Fosco Dubini, der nach dem Tod seines Bruders Donatello alleine an dem Projekt weitergearbeitet hat, hat mir über die Hintergründe des Atomreaktorunglücks 1969 im schweizerischen Lucens, von
dem ich bis dahin noch nichts gehört hatte, viel erzählt. Ebenso von den Theorien, die er gefunden und weiterentwickelt hat, wie sich dieser Unfall auf die Natur und die Menschen auswirkte. Jede Verästelung seines Gedankendickichts habe ich allerdings, ähnlich wie die Figur Marta, die ich verkörpere, nicht durchdrungen.
Für Marta verschwimmen ständig die Grenzen zwischen Realität und Halluzinationen, echten und falschen Erinnerungen. Haben Sie diese ständigen Bewusstseinswechsel vor besondere Herausforderungen gestellt?
Es hat mir schauspielerisch eine große Freude bereitet, mit Fosco eine Frau zu entwickeln, deren Grenzen, wie Sie es sehr treffend beschreiben, ständig zwischen Realität und Halluzination, echten und falschen Erinnerungen, die im Film auch als Echos bezeichnet werden, verschwimmen. Wir haben unter anderem Wochen lang in einem Versuchsstollen in der Schweiz gedreht. Diese Entdeckungsreise unter der Erde hat sich seelisch und körperlich auf eine sehr intensive Art in den Spielszenen bemerkbar gemacht.
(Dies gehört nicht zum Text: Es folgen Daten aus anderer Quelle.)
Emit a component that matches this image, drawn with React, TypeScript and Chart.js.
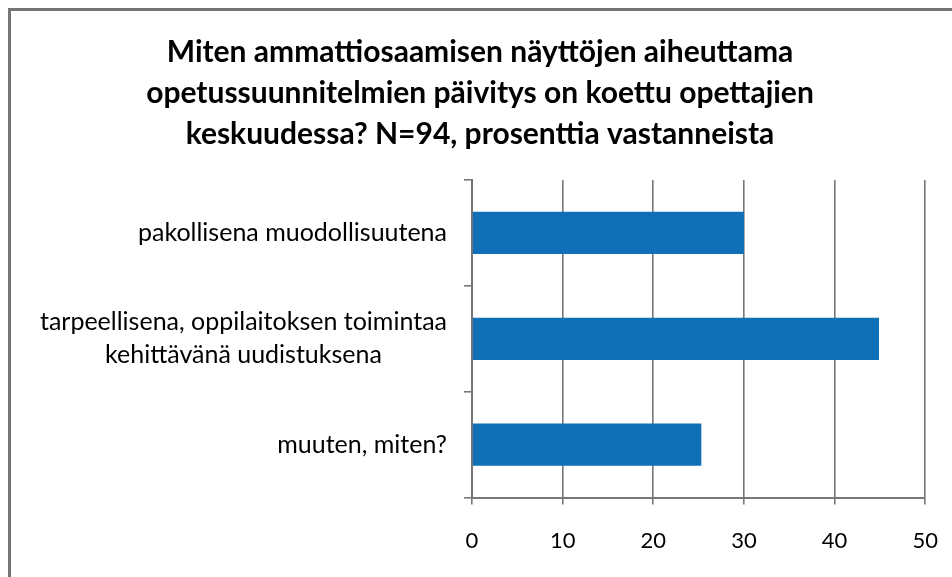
import React, { useEffect, useRef } from "react";
import { Chart, registerables } from "chart.js";

Chart.register(...registerables);

const titleLines = [
  "Miten ammattiosaamisen näyttöjen aiheuttama",
  "opetussuunnitelmien päivitys on koettu opettajien",
  "keskuudessa? N=94, prosenttia vastanneista",
];
const categories: (string | string[])[] = [
  "pakollisena muodollisuutena",
  ["tarpeellisena, oppilaitoksen toimintaa", "kehittävänä uudistuksena"],
  "muuten, miten?",
];
const values = [30.0, 44.9, 25.3];
const xMin = 0;
const xMax = 50;
const xStep = 10;

const FONT = "Lato, 'Open Sans', sans-serif";
const GRID = "#777777";

const yLabelPlugin = {
  id: "yLabelsCentered",
  afterDraw(chart: any) {
    const ctx = chart.ctx;
    const scale = chart.scales.y;
    const lineH = 33;
    ctx.save();
    ctx.font = `25px ${FONT}`;
    ctx.fillStyle = "#000";
    ctx.textBaseline = "middle";
    ctx.textAlign = "center";
    const right = chart.chartArea.left - 25;
    (chart.data.labels as (string | string[])[]).forEach((lab, i) => {
      const lines = Array.isArray(lab) ? lab : [lab];
      const maxW = Math.max(...lines.map((l) => ctx.measureText(l).width));
      const cx = right - maxW / 2;
      const cy = scale.getPixelForValue(i);
      lines.forEach((l, j) => {
        ctx.fillText(l, cx, cy + (j - (lines.length - 1) / 2) * lineH);
      });
    });
    ctx.restore();
  },
};

export default function App() {
  const ref = useRef<HTMLCanvasElement>(null);
  useEffect(() => {
    if (!ref.current) return;
    const chart = new Chart(ref.current, {
      type: "bar",
      data: {
        labels: categories,
        datasets: [
          {
            data: values,
            backgroundColor: "#0f70b7",
            borderWidth: 0,
            barPercentage: 0.4,
            categoryPercentage: 1,
          },
        ],
      },
      options: {
        indexAxis: "y",
        responsive: false,
        animation: false,
        layout: { padding: { left: 0, right: 12, top: 0, bottom: 0 } },
        plugins: {
          legend: { display: false },
          tooltip: { enabled: false },
          title: {
            display: true,
            text: titleLines,
            color: "#000",
            font: { family: FONT, size: 30, weight: "bold", lineHeight: 41 / 30 },
            padding: { top: 21, bottom: 25 },
          },
        },
        scales: {
          x: {
            min: xMin,
            max: xMax,
            ticks: {
              stepSize: xStep,
              color: "#000",
              font: { family: FONT, size: 22 },
              padding: 23,
            },
            grid: {
              color: GRID,
              lineWidth: 1.6,
              tickLength: 7,
              drawTicks: true,
            },
            border: { color: GRID, width: 2 },
          },
          y: {
            afterFit: (scale: any) => {
              scale.width = 461;
            },
            ticks: { display: false },
            grid: {
              color: GRID,
              lineWidth: 1.6,
              drawOnChartArea: false,
              drawTicks: true,
              tickLength: 8,
              offset: true,
            },
            border: { color: GRID, width: 2 },
          },
        },
      },
      plugins: [yLabelPlugin],
    });
    return () => chart.destroy();
  }, []);
  return (
    <div
      style={{
        position: "fixed",
        left: 8,
        top: 8,
        width: 944,
        height: 569,
        overflow: "hidden",
        boxSizing: "border-box",
        borderLeft: "3px solid #747474",
        borderTop: "3px solid #747474",
        background: "#fff",
      }}
    >
      <canvas ref={ref} width={950} height={566} style={{ display: "block" }} />
    </div>
  );
}
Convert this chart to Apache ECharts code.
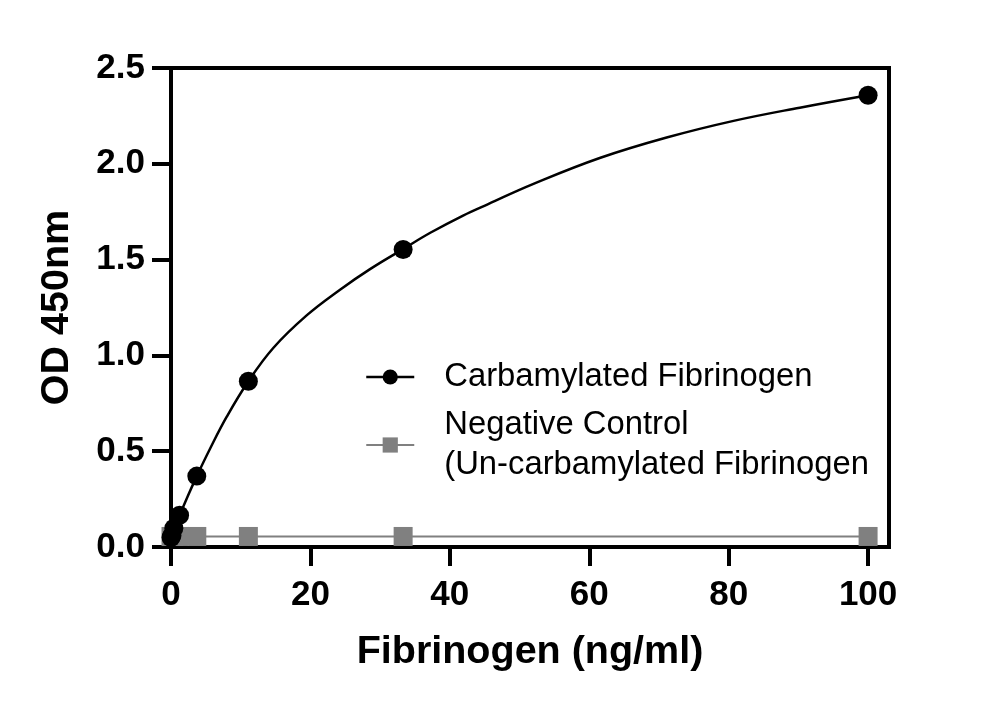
<!DOCTYPE html>
<html>
<head>
<meta charset="utf-8">
<script src="https://cdn.jsdelivr.net/npm/echarts@6/dist/echarts.min.js"></script>
<style>
  html, body { margin: 0; padding: 0; background: #fff; }
  #chart { width: 1000px; height: 708px; }
</style>
</head>
<body>
<div id="chart"></div>
<script>
// Concentrations (ng/ml)
const concentrations = [0, 0.137, 0.41, 1.23, 3.7, 11.1, 33.3, 100];
// Measured OD 450nm
const carbamylatedOD = [0.05, 0.06, 0.098, 0.166, 0.37, 0.865, 1.553, 2.358];
const negativeOD = [0.055, 0.055, 0.055, 0.055, 0.055, 0.055, 0.055, 0.055];
// Fitted curve
const fitX = [0, 0.41, 1.23, 2.4, 3.7, 5.6, 8.0, 11.1, 14.7, 19.5, 24.25, 28.5, 33.3, 37.2, 41.9, 45.5, 52, 61.5, 71.1, 80.7, 90.2, 100];
const fitY = [0.05, 0.088, 0.164, 0.265, 0.37, 0.513, 0.68, 0.865, 1.04, 1.21, 1.343, 1.449, 1.555, 1.64, 1.73, 1.79, 1.895, 2.03, 2.137, 2.224, 2.293, 2.358];
const xTicks = [0, 20, 40, 60, 80, 100];
const seriesNames = ['Carbamylated Fibrinogen', 'Negative Control\n(Un-carbamylated Fibrinogen'];

const FONT = '"Liberation Sans", Arial, Helvetica, sans-serif';
const zip = (xs, ys) => xs.map((x, i) => [x, ys[i]]);

const chart = echarts.init(document.getElementById('chart'));
chart.setOption({
  animation: false,
  backgroundColor: '#fff',
  textStyle: { fontFamily: FONT },
  grid: {
    left: 171, right: 111, top: 68, bottom: 161,
    containLabel: false, outerBoundsMode: 'none',
    show: true, borderColor: '#000', borderWidth: 4
  },
  legend: {
    orient: 'vertical',
    left: 365, top: 357,
    padding: 0,
    itemGap: 8,
    itemWidth: 48, itemHeight: 19,
    textStyle: { fontFamily: FONT, fontSize: 32.8, color: '#000', lineHeight: 40, padding: [0, 0, 0, 25] },
    data: [
      { name: seriesNames[0], lineStyle: { width: 2.5, color: '#000', opacity: 1 } },
      { name: seriesNames[1], lineStyle: { width: 2, color: '#808080', opacity: 1 } }
    ]
  },
  xAxis: {
    type: 'value', min: 0, max: 103,
    name: 'Fibrinogen (ng/ml)', nameLocation: 'middle', nameGap: 85,
    nameTextStyle: { fontFamily: FONT, fontSize: 39.5, fontWeight: 'bold', color: '#000' },
    axisLine: { show: true, lineStyle: { color: '#000', width: 4 } },
    axisTick: { show: true, length: 19, lineStyle: { color: '#000', width: 4 }, customValues: xTicks },
    axisLabel: { fontFamily: FONT, fontSize: 35, fontWeight: 'bold', color: '#000', margin: 31, customValues: xTicks },
    splitLine: { show: false }
  },
  yAxis: {
    type: 'value', min: 0, max: 2.5, interval: 0.5,
    name: 'OD 450nm', nameLocation: 'middle', nameGap: 94,
    nameTextStyle: { fontFamily: FONT, fontSize: 39.5, fontWeight: 'bold', color: '#000' },
    axisLine: { show: true, lineStyle: { color: '#000', width: 4 } },
    axisTick: { show: true, length: 19, lineStyle: { color: '#000', width: 4 } },
    axisLabel: { fontFamily: FONT, fontSize: 35, fontWeight: 'bold', color: '#000', margin: 26,
      formatter: v => v.toFixed(1) },
    splitLine: { show: false }
  },
  series: [
    {
      name: seriesNames[1], type: 'line', z: 2,
      data: zip(concentrations, negativeOD),
      symbol: 'rect', symbolSize: 19,
      itemStyle: { color: '#808080' },
      lineStyle: { color: '#808080', width: 2 }
    },
    {
      name: 'fit', type: 'line', z: 3, smooth: 0.4,
      data: zip(fitX, fitY),
      showSymbol: false, symbol: 'none', silent: true,
      lineStyle: { color: '#000', width: 2.5 }
    },
    {
      name: seriesNames[0], type: 'line', z: 4,
      data: zip(concentrations, carbamylatedOD),
      symbol: 'circle', symbolSize: 19,
      itemStyle: { color: '#000' },
      lineStyle: { width: 0, color: '#000' }
    }
  ]
});
</script>
</body>
</html>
War es da noch eine zusätzliche Belastung, dass der Film derart auf Ihren Schulter lastet? Sie sind omnipräsent, neben Marta gibt es nur vier weitere Sprechrollen.
Ich versuche mich bei jedem Film mit Haut und Haaren meiner Rolle hinzugeben, ob es zwei oder zwanzig Drehtage sind. Wie schon erwähnt hatten wir sehr besondere Drehorte und da kam es schon manchmal vor, dass man nach dem Drehtag, wenn einen der große Walfisch Berg wieder ans Tageslicht gespuckt hat, das Gefühl hatte, mit seinen Kollegen zusammen in demselben fantastischen Traum gewesen zu sein.
Sie sind derzeit ja bestens im Geschäft. Nach "Die innere Zone" kommen dieses Jahr noch drei weitere Filme mit Ihnen ins Kino.
Ich bin sehr gespannt auf diese drei Filme! Ich liebe die Schauspielerei. Sie bedeutet für mich großes Glück. Ich bin den Menschen, die mir diese herrlichen Geschichten geschenkt
haben, unendlich dankbar.
Mit Jeanette Hain sprach Nina Jerzy.
"Die innere Zone" kommt am 31. Juli in die deutschen Kinos.